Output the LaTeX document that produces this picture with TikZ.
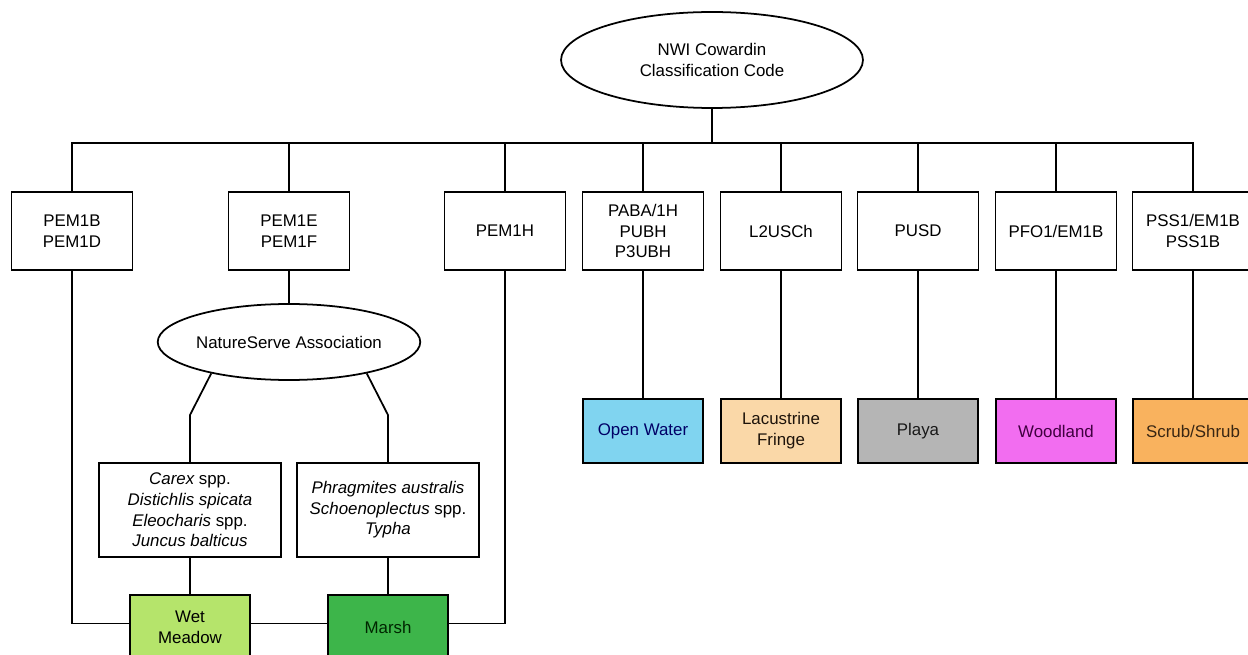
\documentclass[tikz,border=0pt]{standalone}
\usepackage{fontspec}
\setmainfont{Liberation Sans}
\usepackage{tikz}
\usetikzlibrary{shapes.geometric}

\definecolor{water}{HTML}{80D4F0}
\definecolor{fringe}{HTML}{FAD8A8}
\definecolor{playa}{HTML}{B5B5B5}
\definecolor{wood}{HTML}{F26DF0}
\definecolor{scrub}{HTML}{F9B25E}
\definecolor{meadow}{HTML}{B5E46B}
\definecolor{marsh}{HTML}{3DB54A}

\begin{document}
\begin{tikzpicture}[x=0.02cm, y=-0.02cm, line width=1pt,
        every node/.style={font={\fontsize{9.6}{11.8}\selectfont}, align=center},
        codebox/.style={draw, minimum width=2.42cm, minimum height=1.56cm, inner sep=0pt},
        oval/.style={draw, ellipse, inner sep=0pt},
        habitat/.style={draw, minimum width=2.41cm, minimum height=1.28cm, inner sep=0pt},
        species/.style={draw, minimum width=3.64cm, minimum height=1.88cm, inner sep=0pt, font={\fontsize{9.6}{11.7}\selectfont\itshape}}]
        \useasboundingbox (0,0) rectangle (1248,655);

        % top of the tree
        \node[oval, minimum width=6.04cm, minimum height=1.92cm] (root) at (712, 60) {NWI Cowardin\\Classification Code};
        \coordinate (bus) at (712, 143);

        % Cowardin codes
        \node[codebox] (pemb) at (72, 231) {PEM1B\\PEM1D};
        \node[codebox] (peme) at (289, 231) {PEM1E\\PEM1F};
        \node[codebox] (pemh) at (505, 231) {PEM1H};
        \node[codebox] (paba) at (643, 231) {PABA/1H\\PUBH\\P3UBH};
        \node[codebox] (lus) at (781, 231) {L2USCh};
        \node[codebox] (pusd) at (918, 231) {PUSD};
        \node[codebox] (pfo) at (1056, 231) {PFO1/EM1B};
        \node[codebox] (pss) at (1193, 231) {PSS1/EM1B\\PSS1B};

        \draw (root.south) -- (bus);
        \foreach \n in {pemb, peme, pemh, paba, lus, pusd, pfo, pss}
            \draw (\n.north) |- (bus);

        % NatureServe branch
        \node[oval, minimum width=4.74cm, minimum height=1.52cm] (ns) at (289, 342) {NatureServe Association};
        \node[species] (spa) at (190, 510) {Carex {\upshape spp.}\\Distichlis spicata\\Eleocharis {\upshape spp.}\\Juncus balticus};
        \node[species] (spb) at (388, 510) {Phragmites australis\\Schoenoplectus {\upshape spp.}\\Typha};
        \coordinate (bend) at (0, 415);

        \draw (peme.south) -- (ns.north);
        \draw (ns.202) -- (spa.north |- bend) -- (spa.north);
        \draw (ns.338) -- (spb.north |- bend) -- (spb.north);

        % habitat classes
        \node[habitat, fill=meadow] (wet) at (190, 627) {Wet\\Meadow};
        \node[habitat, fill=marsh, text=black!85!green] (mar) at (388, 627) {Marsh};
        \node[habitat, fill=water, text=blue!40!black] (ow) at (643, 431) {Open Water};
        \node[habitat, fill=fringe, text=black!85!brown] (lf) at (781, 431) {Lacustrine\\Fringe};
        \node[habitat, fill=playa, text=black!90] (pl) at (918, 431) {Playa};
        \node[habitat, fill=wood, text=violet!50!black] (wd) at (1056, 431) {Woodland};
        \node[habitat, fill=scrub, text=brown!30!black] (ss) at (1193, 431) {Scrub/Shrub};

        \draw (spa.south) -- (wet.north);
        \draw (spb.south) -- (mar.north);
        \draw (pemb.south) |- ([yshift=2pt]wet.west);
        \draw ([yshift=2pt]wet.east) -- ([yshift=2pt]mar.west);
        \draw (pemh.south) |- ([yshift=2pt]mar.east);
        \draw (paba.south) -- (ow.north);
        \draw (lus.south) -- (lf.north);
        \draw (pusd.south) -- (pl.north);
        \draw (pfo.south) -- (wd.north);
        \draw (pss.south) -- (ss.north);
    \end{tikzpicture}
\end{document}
------------------------------------------------
• _To do_
Write out an exact copy of the listing, first line through the line containing "at (712, 143);", with the pictures left out.

• _Answer to this problem_
Output the LaTeX document that produces this picture with TikZ.
\documentclass[tikz,border=0pt]{standalone}
\usepackage{fontspec}
\setmainfont{Liberation Sans}
\usepackage{tikz}
\usetikzlibrary{shapes.geometric}

\definecolor{water}{HTML}{80D4F0}
\definecolor{fringe}{HTML}{FAD8A8}
\definecolor{playa}{HTML}{B5B5B5}
\definecolor{wood}{HTML}{F26DF0}
\definecolor{scrub}{HTML}{F9B25E}
\definecolor{meadow}{HTML}{B5E46B}
\definecolor{marsh}{HTML}{3DB54A}

\begin{document}
\begin{tikzpicture}[x=0.02cm, y=-0.02cm, line width=1pt,
        every node/.style={font={\fontsize{9.6}{11.8}\selectfont}, align=center},
        codebox/.style={draw, minimum width=2.42cm, minimum height=1.56cm, inner sep=0pt},
        oval/.style={draw, ellipse, inner sep=0pt},
        habitat/.style={draw, minimum width=2.41cm, minimum height=1.28cm, inner sep=0pt},
        species/.style={draw, minimum width=3.64cm, minimum height=1.88cm, inner sep=0pt, font={\fontsize{9.6}{11.7}\selectfont\itshape}}]
        \useasboundingbox (0,0) rectangle (1248,655);

        % top of the tree
        \node[oval, minimum width=6.04cm, minimum height=1.92cm] (root) at (712, 60) {NWI Cowardin\\Classification Code};
        \coordinate (bus) at (712, 143);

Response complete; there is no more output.